腸内細菌だけじゃなく腸管免疫に必要なこと(後編)
前編に続き、免疫力をアップするには腸内環境を整えることが必要ということで、後編では腸壁を強化することが重要だという話をしましょう。
腸壁を育て、強化するのもグルタミンです。つまり、体内で合成できるアミノ酸。グルタミンのほとんどが筋肉内で合成され短時間で小腸の燃料となることから、アスリートがサプリメントでグルタミンを摂取するのも理解できるでしょう。
また、1週間以上絶食すると腸管粘膜が弱く(絨毛の萎縮)なり、バリア機能が破壊され免疫力が低下します。ところが、消化管すべての粘膜に必要な燃料となるグルタミン・ファイバー・オリゴ糖を組み合わせた「GFO療法」を行うと、消化管粘膜がダメ(萎縮)になるのを防ぐことができます。栄養医学的に、「When the gut works use it !”(腸が働いているなら、腸を使おう)」という原理原則があるほどです。

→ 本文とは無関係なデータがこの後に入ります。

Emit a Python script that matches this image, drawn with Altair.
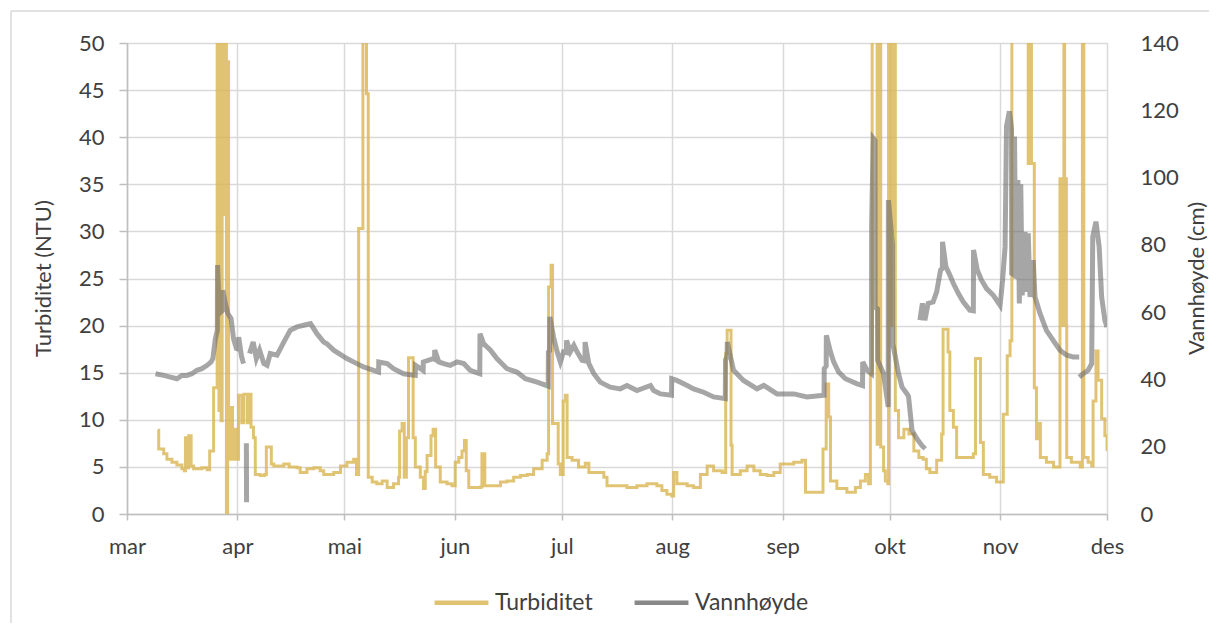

抗がん剤投与や放射線治療の場合、またはピロリ退治などの抗生物質投与の場合に消化管細胞(特に小腸粘膜細胞)がダメージをくらって下痢するので、グルタミンを処方されることがあります。ちなみに医薬品の「マーズレン」は90%グルタミンです。
では、グルタミンは何に含まれているか? というと、生魚、生肉、大豆、海藻類など身近な食品に多く含まれています。
第1位 マグロ赤身(100g):約1180㎎
第2位 牛もも肉(100g):約900㎎
第3位 牛乳(200㎖):約620㎎
第4位 豆腐(100g):約600㎎
第5位 鶏むね肉(100g):約400㎎
グルタミンの役割は、「小腸粘膜細胞の最大の燃料」「大腸粘膜細胞の2番目に重要な燃料(1番は酪酸)」「免疫細胞(特にリンパ球)の燃料」ということになります。
ただし、グルタミンは40℃以上の加熱により壊れてしまうため、サラダや刺身など生で食べる必要があります。何だよ、わんちゃんや猫ちゃんにあげにくいじゃん! と思うでしょう。
グルタミンを摂取するのに食品からはなかなか難しいかもしれませんが、グルタミンはグルタミン酸から作られます。つまり、グルタミンの“材料”であるグルタミン酸を摂取することで、効率的にグルタミンを腸管に緊急配備することができそう。じゃあ、グルタミン酸は何に多く含まれているか?
グルタミン酸選抜総選挙があるとするなら、不動のセンターは昆布。昆布は、チームグルタミンの前田敦子ってわけです。
AKB選抜総選挙ファン投票で1位に返り咲いた前田敦子のスピーチに例えるなら、「ひとつだけお願いがあります。昆布のことは嫌いでも、グルタミンのことは嫌いにならないでください!」ということ。